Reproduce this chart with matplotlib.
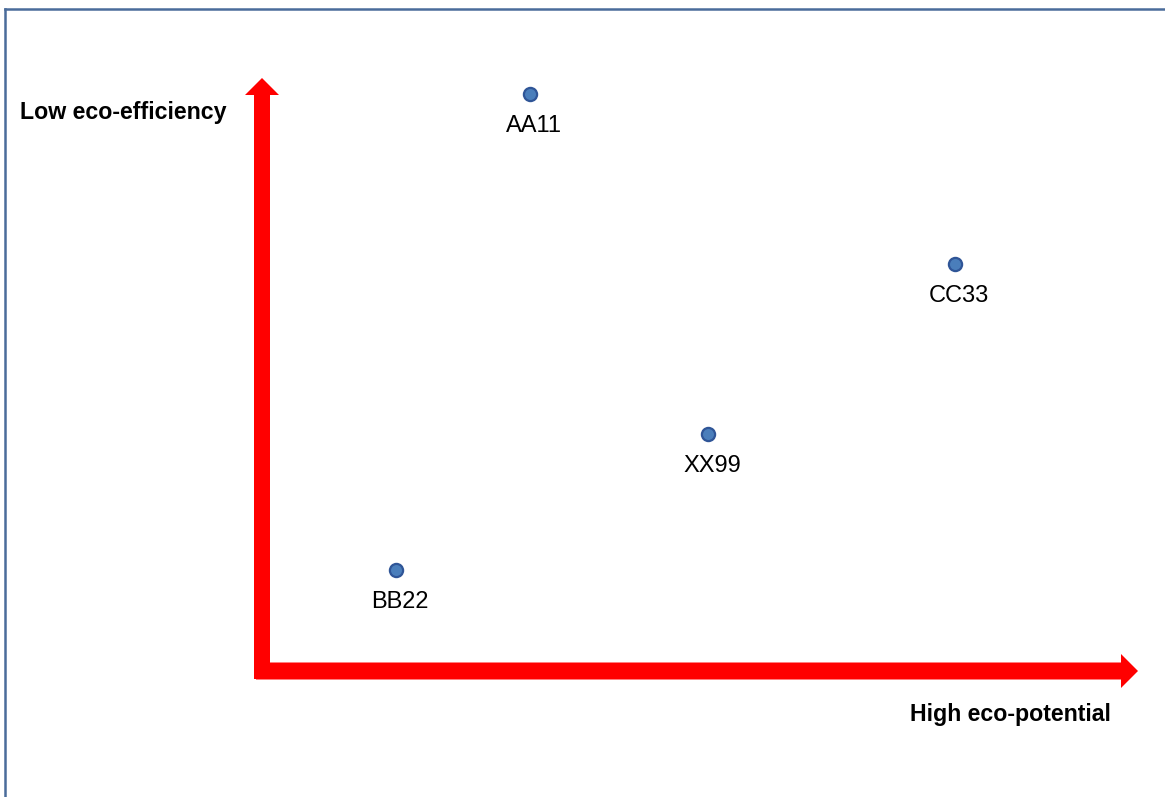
import matplotlib.pyplot as plt
import matplotlib.patches as mpatches
from matplotlib.lines import Line2D

plt.rcParams['font.family'] = ['Liberation Sans', 'DejaVu Sans']

# eco-potential (x) and eco-efficiency (y) scores per product
products = ["AA11", "BB22", "CC33", "XX99"]
eco_potential = [3.09, 1.54, 7.98, 5.14]
eco_efficiency = [9.86, 1.73, 6.96, 4.05]

W, H = 1165, 797
fig = plt.figure(figsize=(W / 100, H / 100), dpi=100)

# background layer in pixel units for the frame and the arrow axes
bg = fig.add_axes([0, 0, 1, 1])
bg.set_xlim(0, W)
bg.set_ylim(H, 0)
bg.axis("off")

# frame (left and top edges only)
bg.add_line(Line2D([5, 5], [H, 9], color="#4a6c9b", lw=1.8))
bg.add_line(Line2D([5, W], [9, 9], color="#4a6c9b", lw=1.8))

red = "#ff0000"
# vertical arrow
bg.add_patch(mpatches.FancyArrow(262, 679, 0, -601, width=16, head_width=34,
                                 head_length=17, length_includes_head=True,
                                 color=red, lw=0))
# horizontal arrow
bg.add_patch(mpatches.FancyArrow(256, 671, 882, 0, width=17, head_width=34,
                                 head_length=17, length_includes_head=True,
                                 color=red, lw=0))

bg.text(20, 112, "Low eco-efficiency", fontsize=16.7, fontweight="bold",
        ha="left", va="center")
bg.text(1111, 714, "High eco-potential", fontsize=16.7, fontweight="bold",
        ha="right", va="center")

# data axes: origin at the arrow corner
ax = fig.add_axes([262 / W, 1 - 671 / H, 868 / W, 585 / H])
ax.set_xlim(0, 10)
ax.set_ylim(0, 10)
ax.axis("off")
ax.patch.set_alpha(0)

ax.plot(eco_potential, eco_efficiency, "o", ms=9.5, color="#4a7ebb",
        markeredgecolor="#2f5597", markeredgewidth=1.6, linestyle="none")
for name, x, y in zip(products, eco_potential, eco_efficiency):
    ax.annotate(name, (x, y), xytext=(3, -15), textcoords="offset points",
                ha="center", va="top", fontsize=17)

fig.savefig("out.png", dpi=100)
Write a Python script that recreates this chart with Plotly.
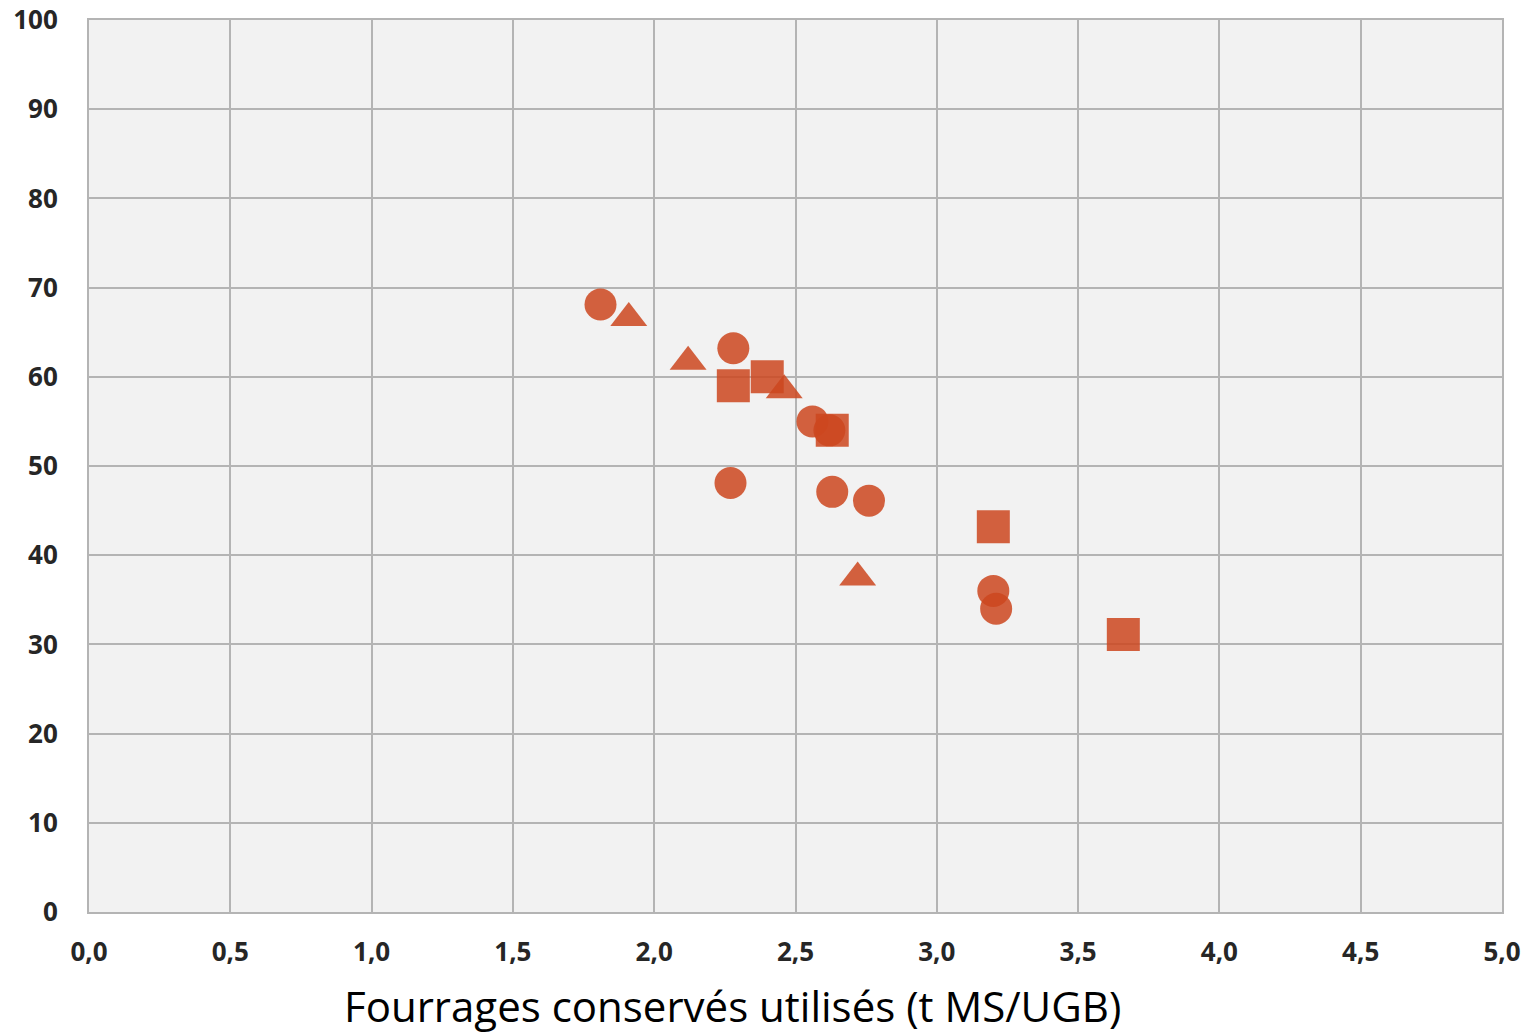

+ + +

→ YOUR TASK
Extract every line of the data exactly; pictures stay out.

→ SOLVED PROBLEM
Reproduce this chart with matplotlib.
import matplotlib.pyplot as plt
import matplotlib.patches as mpatches
from matplotlib.lines import Line2D

plt.rcParams['font.family'] = ['Liberation Sans', 'DejaVu Sans']

# eco-potential (x) and eco-efficiency (y) scores per product
products = ["AA11", "BB22", "CC33", "XX99"]
eco_potential = [3.09, 1.54, 7.98, 5.14]
eco_efficiency = [9.86, 1.73, 6.96, 4.05]

W, H = 1165, 797
fig = plt.figure(figsize=(W / 100, H / 100), dpi=100)

# background layer in pixel units for the frame and the arrow axes
bg = fig.add_axes([0, 0, 1, 1])
bg.set_xlim(0, W)
bg.set_ylim(H, 0)
bg.axis("off")

# frame (left and top edges only)
bg.add_line(Line2D([5, 5], [H, 9], color="#4a6c9b", lw=1.8))
bg.add_line(Line2D([5, W], [9, 9], color="#4a6c9b", lw=1.8))

red = "#ff0000"
# vertical arrow
bg.add_patch(mpatches.FancyArrow(262, 679, 0, -601, width=16, head_width=34,
                                 head_length=17, length_includes_head=True,
                                 color=red, lw=0))
# horizontal arrow
bg.add_patch(mpatches.FancyArrow(256, 671, 882, 0, width=17, head_width=34,
                                 head_length=17, length_includes_head=True,
                                 color=red, lw=0))

bg.text(20, 112, "Low eco-efficiency", fontsize=16.7, fontweight="bold",
        ha="left", va="center")
bg.text(1111, 714, "High eco-potential", fontsize=16.7, fontweight="bold",
        ha="right", va="center")

# data axes: origin at the arrow corner
ax = fig.add_axes([262 / W, 1 - 671 / H, 868 / W, 585 / H])
ax.set_xlim(0, 10)
ax.set_ylim(0, 10)
ax.axis("off")
ax.patch.set_alpha(0)

ax.plot(eco_potential, eco_efficiency, "o", ms=9.5, color="#4a7ebb",
        markeredgecolor="#2f5597", markeredgewidth=1.6, linestyle="none")
for name, x, y in zip(products, eco_potential, eco_efficiency):
    ax.annotate(name, (x, y), xytext=(3, -15), textcoords="offset points",
                ha="center", va="top", fontsize=17)

fig.savefig("out.png", dpi=100)
Write a Python script that recreates this chart with Plotly.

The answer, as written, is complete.